La ducha me revivió un poco. Acababa de empezar a rodar la segunda ley de Murphy. Todo lleva más tiempo del que usted piensa. Ya cambiado, me senté en el patio de luz, en lo que antes fue una glorieta, a fumarme otro cigarrillo. Lentamente la noche iba cayendo, acompañada de una tímida corriente de aire que se dibujaba en las ramas del jacarandá del tío Roberto, el único árbol decente de la cuadra. Acostado en la dormilona, observé que el lapacho que era de la Coca está cada vez más flaco. Aplasté el cigarrillo en el cantero, me quedé un rato más en la dormilona y salí a la vereda, para hacer algo.
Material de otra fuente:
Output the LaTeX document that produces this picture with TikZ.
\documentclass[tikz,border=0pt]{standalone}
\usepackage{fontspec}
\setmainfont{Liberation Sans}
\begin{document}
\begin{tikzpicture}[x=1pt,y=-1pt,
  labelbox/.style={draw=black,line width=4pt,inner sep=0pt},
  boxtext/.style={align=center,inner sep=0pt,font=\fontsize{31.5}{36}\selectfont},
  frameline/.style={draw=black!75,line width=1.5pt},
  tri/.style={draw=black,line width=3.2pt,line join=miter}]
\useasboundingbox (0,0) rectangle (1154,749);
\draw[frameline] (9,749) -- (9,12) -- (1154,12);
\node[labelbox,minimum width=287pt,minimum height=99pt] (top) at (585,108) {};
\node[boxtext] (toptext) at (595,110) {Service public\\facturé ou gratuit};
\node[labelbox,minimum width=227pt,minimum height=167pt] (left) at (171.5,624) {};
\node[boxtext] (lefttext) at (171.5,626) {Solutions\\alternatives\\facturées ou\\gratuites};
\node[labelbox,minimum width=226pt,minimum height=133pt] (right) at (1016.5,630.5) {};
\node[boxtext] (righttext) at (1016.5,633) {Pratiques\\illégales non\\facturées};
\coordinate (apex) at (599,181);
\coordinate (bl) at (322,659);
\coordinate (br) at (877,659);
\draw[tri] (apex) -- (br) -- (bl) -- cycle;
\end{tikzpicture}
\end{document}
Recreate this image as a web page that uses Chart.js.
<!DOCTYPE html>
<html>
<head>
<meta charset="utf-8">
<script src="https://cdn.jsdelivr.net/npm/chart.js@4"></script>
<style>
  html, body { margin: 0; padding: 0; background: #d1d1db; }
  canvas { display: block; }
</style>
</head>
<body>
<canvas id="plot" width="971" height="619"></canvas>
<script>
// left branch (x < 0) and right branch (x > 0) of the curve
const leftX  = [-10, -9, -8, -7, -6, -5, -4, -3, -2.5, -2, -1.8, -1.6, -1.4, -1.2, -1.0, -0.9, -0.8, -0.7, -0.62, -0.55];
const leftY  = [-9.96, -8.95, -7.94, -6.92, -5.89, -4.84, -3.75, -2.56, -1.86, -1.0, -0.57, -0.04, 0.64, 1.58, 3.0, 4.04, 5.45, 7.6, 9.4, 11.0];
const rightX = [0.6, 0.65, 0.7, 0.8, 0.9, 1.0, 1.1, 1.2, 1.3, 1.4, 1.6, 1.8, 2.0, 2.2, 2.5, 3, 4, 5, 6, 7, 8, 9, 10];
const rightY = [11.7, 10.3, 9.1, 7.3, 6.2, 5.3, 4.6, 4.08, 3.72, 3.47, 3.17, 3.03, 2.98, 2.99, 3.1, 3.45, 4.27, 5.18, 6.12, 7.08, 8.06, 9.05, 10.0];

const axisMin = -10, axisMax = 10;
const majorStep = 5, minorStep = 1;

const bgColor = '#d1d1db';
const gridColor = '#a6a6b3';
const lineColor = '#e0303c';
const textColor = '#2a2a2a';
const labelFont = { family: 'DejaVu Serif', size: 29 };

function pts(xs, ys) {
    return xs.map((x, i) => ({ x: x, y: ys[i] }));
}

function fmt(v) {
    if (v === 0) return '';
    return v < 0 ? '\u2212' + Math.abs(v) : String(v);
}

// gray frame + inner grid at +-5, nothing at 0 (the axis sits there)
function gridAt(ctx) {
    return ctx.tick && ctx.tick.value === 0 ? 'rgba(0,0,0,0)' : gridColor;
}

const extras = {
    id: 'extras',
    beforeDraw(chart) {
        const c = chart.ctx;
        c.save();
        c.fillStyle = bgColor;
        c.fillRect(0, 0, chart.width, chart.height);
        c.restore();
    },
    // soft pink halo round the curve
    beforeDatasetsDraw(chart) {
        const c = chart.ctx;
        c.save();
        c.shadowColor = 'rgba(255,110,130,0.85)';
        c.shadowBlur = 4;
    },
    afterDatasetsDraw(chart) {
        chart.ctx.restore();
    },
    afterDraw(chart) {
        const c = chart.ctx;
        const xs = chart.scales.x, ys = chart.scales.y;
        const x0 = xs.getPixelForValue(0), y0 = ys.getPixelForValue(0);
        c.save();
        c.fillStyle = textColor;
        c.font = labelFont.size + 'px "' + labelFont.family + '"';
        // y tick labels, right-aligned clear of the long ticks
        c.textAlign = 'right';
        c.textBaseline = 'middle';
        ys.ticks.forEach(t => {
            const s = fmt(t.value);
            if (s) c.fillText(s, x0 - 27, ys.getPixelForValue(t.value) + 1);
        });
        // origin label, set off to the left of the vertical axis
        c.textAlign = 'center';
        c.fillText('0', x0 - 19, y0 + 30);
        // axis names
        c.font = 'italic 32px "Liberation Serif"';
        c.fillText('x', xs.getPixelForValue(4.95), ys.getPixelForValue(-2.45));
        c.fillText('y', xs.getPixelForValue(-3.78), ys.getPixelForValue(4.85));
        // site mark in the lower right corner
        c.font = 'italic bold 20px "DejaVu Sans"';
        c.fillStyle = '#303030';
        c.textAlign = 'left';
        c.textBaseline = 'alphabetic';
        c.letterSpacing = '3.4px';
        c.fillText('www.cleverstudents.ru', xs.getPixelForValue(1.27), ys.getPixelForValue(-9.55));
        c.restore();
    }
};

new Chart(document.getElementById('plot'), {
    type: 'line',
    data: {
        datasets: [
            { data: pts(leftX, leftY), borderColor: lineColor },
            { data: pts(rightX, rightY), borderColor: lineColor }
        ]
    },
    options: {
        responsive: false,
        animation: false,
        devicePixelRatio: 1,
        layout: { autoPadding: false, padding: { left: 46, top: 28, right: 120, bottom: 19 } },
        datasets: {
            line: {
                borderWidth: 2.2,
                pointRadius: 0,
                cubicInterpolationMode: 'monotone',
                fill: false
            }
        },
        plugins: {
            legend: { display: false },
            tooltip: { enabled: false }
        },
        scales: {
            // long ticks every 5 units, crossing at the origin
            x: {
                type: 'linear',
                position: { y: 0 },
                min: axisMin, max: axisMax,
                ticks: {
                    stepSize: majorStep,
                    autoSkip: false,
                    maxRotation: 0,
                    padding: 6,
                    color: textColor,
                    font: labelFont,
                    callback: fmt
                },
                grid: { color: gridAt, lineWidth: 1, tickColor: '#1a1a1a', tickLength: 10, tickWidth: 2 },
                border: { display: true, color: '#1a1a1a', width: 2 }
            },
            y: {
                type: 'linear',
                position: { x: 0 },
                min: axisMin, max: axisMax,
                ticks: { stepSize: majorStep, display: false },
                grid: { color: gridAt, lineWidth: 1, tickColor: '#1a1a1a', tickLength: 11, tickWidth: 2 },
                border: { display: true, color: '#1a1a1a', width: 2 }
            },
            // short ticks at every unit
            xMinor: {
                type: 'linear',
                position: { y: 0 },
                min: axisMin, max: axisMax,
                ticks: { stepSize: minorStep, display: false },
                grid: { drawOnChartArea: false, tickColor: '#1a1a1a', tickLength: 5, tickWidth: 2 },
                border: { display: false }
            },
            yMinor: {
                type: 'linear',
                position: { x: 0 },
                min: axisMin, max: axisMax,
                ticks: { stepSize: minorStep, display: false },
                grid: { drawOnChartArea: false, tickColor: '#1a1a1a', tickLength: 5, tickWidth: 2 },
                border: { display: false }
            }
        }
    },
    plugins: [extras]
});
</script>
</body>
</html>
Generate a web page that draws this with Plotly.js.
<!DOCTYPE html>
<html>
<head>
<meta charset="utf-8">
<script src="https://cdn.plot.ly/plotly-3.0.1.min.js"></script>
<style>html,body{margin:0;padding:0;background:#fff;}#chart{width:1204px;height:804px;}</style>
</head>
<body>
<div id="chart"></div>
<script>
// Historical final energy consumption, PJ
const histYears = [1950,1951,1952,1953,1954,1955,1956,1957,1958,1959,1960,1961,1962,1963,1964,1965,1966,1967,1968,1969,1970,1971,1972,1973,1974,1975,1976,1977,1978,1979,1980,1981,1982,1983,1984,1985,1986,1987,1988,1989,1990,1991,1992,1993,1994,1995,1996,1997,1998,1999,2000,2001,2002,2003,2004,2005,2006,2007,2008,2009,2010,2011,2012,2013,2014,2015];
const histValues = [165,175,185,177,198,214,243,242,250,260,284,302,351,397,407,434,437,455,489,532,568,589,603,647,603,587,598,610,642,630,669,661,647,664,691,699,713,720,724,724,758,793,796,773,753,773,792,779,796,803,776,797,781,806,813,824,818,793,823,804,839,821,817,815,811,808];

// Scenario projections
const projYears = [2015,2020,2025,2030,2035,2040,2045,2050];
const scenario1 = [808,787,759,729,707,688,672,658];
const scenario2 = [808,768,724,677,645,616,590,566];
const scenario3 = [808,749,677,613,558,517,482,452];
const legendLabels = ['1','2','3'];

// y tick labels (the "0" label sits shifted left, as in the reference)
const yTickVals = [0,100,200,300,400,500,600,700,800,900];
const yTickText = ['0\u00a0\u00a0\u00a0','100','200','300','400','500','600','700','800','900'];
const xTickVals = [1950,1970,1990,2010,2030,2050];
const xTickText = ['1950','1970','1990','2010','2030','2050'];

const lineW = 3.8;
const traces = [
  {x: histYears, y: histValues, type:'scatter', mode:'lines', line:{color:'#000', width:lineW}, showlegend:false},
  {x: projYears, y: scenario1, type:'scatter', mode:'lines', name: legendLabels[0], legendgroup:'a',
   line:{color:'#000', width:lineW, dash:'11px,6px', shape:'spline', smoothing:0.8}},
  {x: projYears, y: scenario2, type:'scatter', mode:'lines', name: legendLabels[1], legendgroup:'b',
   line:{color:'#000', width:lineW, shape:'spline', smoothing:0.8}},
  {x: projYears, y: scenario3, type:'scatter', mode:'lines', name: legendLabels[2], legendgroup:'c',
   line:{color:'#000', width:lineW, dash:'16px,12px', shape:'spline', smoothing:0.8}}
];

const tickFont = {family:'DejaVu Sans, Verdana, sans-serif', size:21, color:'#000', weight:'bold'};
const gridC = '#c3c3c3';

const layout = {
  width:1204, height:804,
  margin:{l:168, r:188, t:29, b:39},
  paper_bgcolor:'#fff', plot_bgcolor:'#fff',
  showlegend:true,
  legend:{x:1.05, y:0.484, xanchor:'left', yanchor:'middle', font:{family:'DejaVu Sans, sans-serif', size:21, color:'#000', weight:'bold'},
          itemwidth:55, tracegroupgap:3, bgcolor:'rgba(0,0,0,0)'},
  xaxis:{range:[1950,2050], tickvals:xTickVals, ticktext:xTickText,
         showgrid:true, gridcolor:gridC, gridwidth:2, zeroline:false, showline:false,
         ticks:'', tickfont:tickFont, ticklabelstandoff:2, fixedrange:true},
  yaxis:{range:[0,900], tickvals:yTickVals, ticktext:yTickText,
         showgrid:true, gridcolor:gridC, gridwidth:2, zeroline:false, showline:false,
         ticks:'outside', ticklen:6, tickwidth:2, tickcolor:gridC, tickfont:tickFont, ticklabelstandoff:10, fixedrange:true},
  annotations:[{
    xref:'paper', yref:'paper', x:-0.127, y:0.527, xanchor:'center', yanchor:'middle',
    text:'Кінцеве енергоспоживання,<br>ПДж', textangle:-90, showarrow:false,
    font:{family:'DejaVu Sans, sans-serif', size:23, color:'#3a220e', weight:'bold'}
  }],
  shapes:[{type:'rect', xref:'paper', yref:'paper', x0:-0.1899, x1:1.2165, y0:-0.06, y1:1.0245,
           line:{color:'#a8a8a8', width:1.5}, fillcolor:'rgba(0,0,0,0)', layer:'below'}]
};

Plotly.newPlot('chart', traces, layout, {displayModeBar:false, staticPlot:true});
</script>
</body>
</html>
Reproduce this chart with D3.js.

Ya avanzadas las sombras, la fila de autos alumbraba
la Avenida y parecía que las luces jugaban carrera. Los empleados del kiosco atendían prácticamente en la vereda. Adentro no se podía estar. Silvia tenía una cara imposible de describir. Vendió casi todo lo de bebidas. Ya no quedaban velas. Ni repelentes. Ni espirales. Alguna que otra pila. Pero perdió los helados. Para las nueve y media la noche estaba completamente presente. Con la suficiencia de un vidente pronostiqué robos, accidentes de tránsito, amores furtivos en la vía pública y familias comiendo en la vereda. Todo al mismo tiempo. Todos asintieron. Uno dijo que en el centro la pibada jugaba al carnaval. El aire corría y tomaba coraje a través de las ramas raquíticas de los árboles de la avenida y más de uno pronosticó tormentas. Por las dudas me quedé, para ver si pasaba, pero me sorprendió la madrugada esperando la luz.